Überall dort wird Anita Berber, berühmte Tänzerin der 20er Jahre, einmal sein. Der Abend ist keine Biographie im eigentlichen Sinne, er wirft Schlaglichter auf ein grelles Leben. In eben der Bar gibt es stilisiertes Frauenboxen, bis Anita Berber und Sebastian Droste (Mattia Carchedi) als Glamourpaar alle Aufmerksamkeit auf sich ziehen. Wie ein (Drogen-)Traum erscheint der anschließende, erotische Ausdruckstanz der beiden, der laszive Posen mit klassischen Elementen verbindet.
Bläser und Harfe geben die langsame Begleitung dazu – komponiert von Simon Wills. Als Auftragswerk hat der amerikanische Komponist versucht, die Stimmung der Zeit einzufangen – mit Charleston-Anfängen am Beginn, mit scharfen, schrägen Bläsern, bedrohlichen Klängen, aber auch emotionsgeladenen Passagen. Das Philharmonische Orchester unter Takahiro Nagasaki gibt all diese Stimmungen exzellent wieder.
Die Choreographie aber beschränkt sich allzuoft darauf, das Thema „Anita Berber und die Männer“ darzustellen. Anastasiya Kuzina, die die Tänzerin in allen Facetten und Nuancen wunderbar darstellt, inmitten von Männerreihen im Frack, die Anita Berber umschlängelt und umschlingt, in einer Mischung aus Gesellschaftstanz und Ballettschritten, flachen Hebungen und gestreckten Drehungen mit ihnen tanzt, um sie dann abzuweisen oder abgewiesen zu werden.
Diese Szenen sind zu lang, um wirklich prägnant zu sein. Ähnlich geht es, als Jirí Bubenícek das Thema „Krieg“ hineinnehmen will: Da schwebt Otto Dix‘ Gemälde „Totentanz“ über der Szene, auf der junge Männer mit Gasmasken das Grauen der Schlachten darstellen wollen. Auch hier zu lang und wiederholt, als dass es prägend sein könnte.
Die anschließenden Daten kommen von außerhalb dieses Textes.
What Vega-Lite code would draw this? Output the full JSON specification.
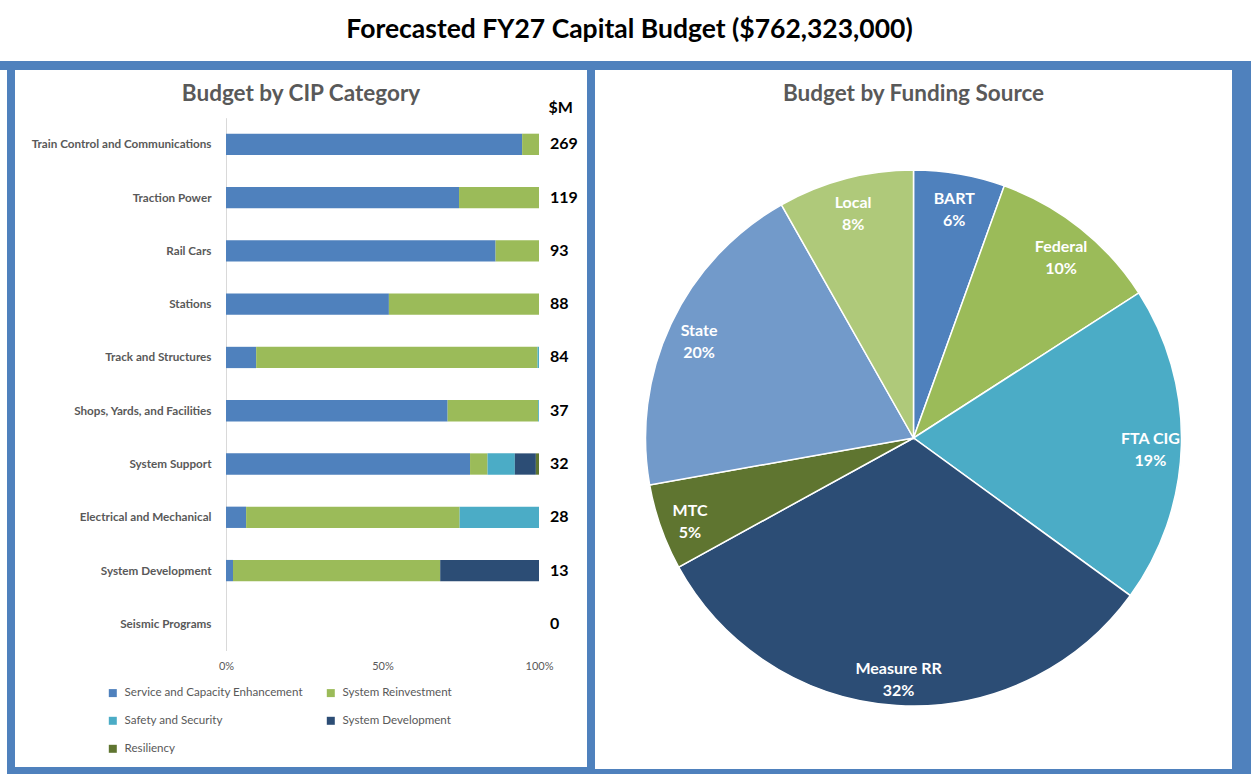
{
  "$schema": "https://vega.github.io/schema/vega-lite/v6.json",
  "background": "#4F81BD",
  "padding": 0,
  "spacing": 9,
  "config": {
    "view": {"fill": "white", "stroke": null},
    "font": "Lato",
    "title": {"fontSize": 22.5, "fontWeight": "bold", "color": "#595959", "anchor": "middle", "frame": "group", "offset": -35}
  },
  "vconcat": [
    {
      "width": 1251,
      "height": 61,
      "data": {"values": [{"t": "Forecasted FY27 Capital Budget ($762,323,000)"}]},
      "layer": [
        {"mark": {"type": "rect", "color": "white"}, "encoding": {}},
        {
          "mark": {"type": "text", "fontSize": 26.5, "fontWeight": "bold", "color": "black", "align": "center", "baseline": "middle", "dx": 4, "dy": -1},
          "encoding": {"text": {"field": "t", "type": "nominal"}}
        }
      ]
    },
    {
      "spacing": 8,
      "resolve": {"scale": {"color": "independent"}, "legend": {"color": "independent"}},
      "hconcat": [
        {
          "width": 7,
          "height": 704,
          "data": {"values": [{"s": "strip"}]},
          "mark": {"type": "rect", "color": "white"},
          "encoding": {}
        },
        {
          "width": 572,
          "height": 697,
          "title": {"text": "Budget by CIP Category"},
          "layer": [
            {
              "data": {"values": [
                {"category": "Train Control and Communications", "type": "Service and Capacity Enhancement", "amount": 254.5},
                {"category": "Train Control and Communications", "type": "System Reinvestment", "amount": 14.5},
                {"category": "Traction Power", "type": "Service and Capacity Enhancement", "amount": 88.6},
                {"category": "Traction Power", "type": "System Reinvestment", "amount": 30.4},
                {"category": "Rail Cars", "type": "Service and Capacity Enhancement", "amount": 80.1},
                {"category": "Rail Cars", "type": "System Reinvestment", "amount": 12.9},
                {"category": "Stations", "type": "Service and Capacity Enhancement", "amount": 45.8},
                {"category": "Stations", "type": "System Reinvestment", "amount": 42.2},
                {"category": "Track and Structures", "type": "Service and Capacity Enhancement", "amount": 8.1},
                {"category": "Track and Structures", "type": "System Reinvestment", "amount": 75.5},
                {"category": "Track and Structures", "type": "Safety and Security", "amount": 0.4},
                {"category": "Shops, Yards, and Facilities", "type": "Service and Capacity Enhancement", "amount": 26.2},
                {"category": "Shops, Yards, and Facilities", "type": "System Reinvestment", "amount": 10.7},
                {"category": "Shops, Yards, and Facilities", "type": "Safety and Security", "amount": 0.1},
                {"category": "System Support", "type": "Service and Capacity Enhancement", "amount": 24.95},
                {"category": "System Support", "type": "System Reinvestment", "amount": 1.79},
                {"category": "System Support", "type": "Safety and Security", "amount": 2.79},
                {"category": "System Support", "type": "System Development", "amount": 2.15},
                {"category": "System Support", "type": "Resiliency", "amount": 0.32},
                {"category": "Electrical and Mechanical", "type": "Service and Capacity Enhancement", "amount": 1.8},
                {"category": "Electrical and Mechanical", "type": "System Reinvestment", "amount": 19.1},
                {"category": "Electrical and Mechanical", "type": "Safety and Security", "amount": 7.1},
                {"category": "System Development", "type": "Service and Capacity Enhancement", "amount": 0.29},
                {"category": "System Development", "type": "System Reinvestment", "amount": 8.6},
                {"category": "System Development", "type": "System Development", "amount": 4.1}
              ]},
              "transform": [{"window": [{"op": "row_number", "as": "idx"}]}],
              "mark": {"type": "bar"},
              "encoding": {
                "y": {
                  "field": "category",
                  "type": "nominal",
                  "scale": {
                    "domain": ["Train Control and Communications", "Traction Power", "Rail Cars", "Stations", "Track and Structures", "Shops, Yards, and Facilities", "System Support", "Electrical and Mechanical", "System Development", "Seismic Programs"],
                    "range": [47.7, 580.5],
                    "paddingInner": 0.6,
                    "paddingOuter": 0.3
                  },
                  "axis": {
                    "title": "$M",
                    "titleAngle": 0,
                    "titleX": 322,
                    "titleY": 37,
                    "titleAlign": "left",
                    "titleBaseline": "middle",
                    "titleFontSize": 16,
                    "titleFontWeight": "bold",
                    "titleColor": "black",
                    "offset": -211,
                    "domainColor": "#D9D9D9",
                    "ticks": false,
                    "labelPadding": 15,
                    "labelFontSize": 11.7,
                    "labelFontWeight": "bold",
                    "labelColor": "#595959",
                    "labelLimit": 300
                  }
                },
                "x": {
                  "field": "amount",
                  "type": "quantitative",
                  "stack": "normalize",
                  "scale": {"domain": [0, 1], "range": [211, 524], "nice": false},
                  "axis": {
                    "orient": "bottom",
                    "offset": -117,
                    "values": [0, 0.5, 1],
                    "format": ".0%",
                    "domain": false,
                    "ticks": false,
                    "grid": false,
                    "labelPadding": 10,
                    "labelFontSize": 11,
                    "labelColor": "#595959",
                    "labelFlush": false,
                    "title": null
                  }
                },
                "color": {
                  "field": "type",
                  "type": "nominal",
                  "scale": {
                    "domain": ["Service and Capacity Enhancement", "System Reinvestment", "Safety and Security", "System Development", "Resiliency"],
                    "range": ["#4F81BD", "#9BBB59", "#4BACC6", "#2C4D75", "#5F7530"]
                  },
                  "legend": {
                    "orient": "none",
                    "legendX": 92,
                    "legendY": 617,
                    "columns": 2,
                    "direction": "horizontal",
                    "title": null,
                    "symbolType": "square",
                    "symbolSize": 64,
                    "symbolStrokeWidth": 0,
                    "labelFontSize": 11.6,
                    "labelColor": "#595959",
                    "labelOffset": 6,
                    "labelLimit": 300,
                    "columnPadding": 22,
                    "rowPadding": 15,
                    "padding": 0
                  }
                },
                "order": {"field": "idx", "type": "quantitative"}
              }
            },
            {
              "data": {"values": [
                {"category": "Train Control and Communications", "total": 269},
                {"category": "Traction Power", "total": 119},
                {"category": "Rail Cars", "total": 93},
                {"category": "Stations", "total": 88},
                {"category": "Track and Structures", "total": 84},
                {"category": "Shops, Yards, and Facilities", "total": 37},
                {"category": "System Support", "total": 32},
                {"category": "Electrical and Mechanical", "total": 28},
                {"category": "System Development", "total": 13},
                {"category": "Seismic Programs", "total": 0}
              ]},
              "mark": {"type": "text", "align": "left", "baseline": "middle", "dx": 11, "fontSize": 16, "fontWeight": "bold", "color": "black"},
              "encoding": {
                "y": {"field": "category", "type": "nominal"},
                "x": {"datum": 1},
                "text": {"field": "total", "type": "quantitative"}
              }
            }
          ]
        },
        {
          "width": 637,
          "height": 699,
          "title": {"text": "Budget by Funding Source"},
          "data": {"values": [
            {"source": "BART", "share": 5.5, "label": "BART\n6%"},
            {"source": "Federal", "share": 10.4, "label": "Federal\n10%"},
            {"source": "FTA CIG", "share": 19.1, "label": "FTA CIG\n19%"},
            {"source": "Measure RR", "share": 32.0, "label": "Measure RR\n32%"},
            {"source": "MTC", "share": 5.2, "label": "MTC\n5%"},
            {"source": "State", "share": 19.6, "label": "State\n20%"},
            {"source": "Local", "share": 8.2, "label": "Local\n8%"}
          ]},
          "transform": [{"window": [{"op": "row_number", "as": "idx"}]}],
          "layer": [
            {"mark": {"type": "rect", "color": "white"}, "encoding": {}},
            {
              "mark": {"type": "arc", "outerRadius": 268, "stroke": "white", "strokeWidth": 1.5, "yOffset": 18.5},
              "encoding": {
                "theta": {"field": "share", "type": "quantitative", "stack": true},
                "order": {"field": "idx", "type": "quantitative"},
                "color": {
                  "field": "source",
                  "type": "nominal",
                  "scale": {
                    "domain": ["BART", "Federal", "FTA CIG", "Measure RR", "MTC", "State", "Local"],
                    "range": ["#4F81BD", "#9BBB59", "#4BACC6", "#2C4D75", "#5F7530", "#729ACA", "#AFC97A"]
                  },
                  "legend": null
                }
              }
            },
            {
              "mark": {"type": "text", "radius": 237, "yOffset": 12.5, "lineBreak": "\n", "lineHeight": 22, "fontSize": 16, "fontWeight": "bold", "color": "white", "align": "center", "baseline": "middle"},
              "encoding": {
                "theta": {"field": "share", "type": "quantitative", "stack": true},
                "order": {"field": "idx", "type": "quantitative"},
                "text": {"field": "label", "type": "nominal"},
                "detail": {"field": "source", "type": "nominal"}
              }
            }
          ]
        }
      ]
    }
  ]
}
Anders die Szene, als Otto Dix (Predrag Kovicic) Anita Berber in das lange, sehr ästhetische Gewand einer (Sucht-)Klinik steckt, wo sie dann unter den kalten Neonröhren mal ausdrucksvoll, mal ausdrucklos-verloren umherschreitet. Eindrucksvoll dann der Schluss. Es ist wieder Otto Dix, der sie in ein schwarz-weißes Pierrot-Kostüm steckt. Erst tanzt sie darin grotesk, mit wie verrenkten Gliedmaßen, dann reißt sie sich auch dieses Kostüm vom Leib, taumelt und fällt auf das Podest, auf das sie so oft gehoben wurde und auf dem sie nun endet.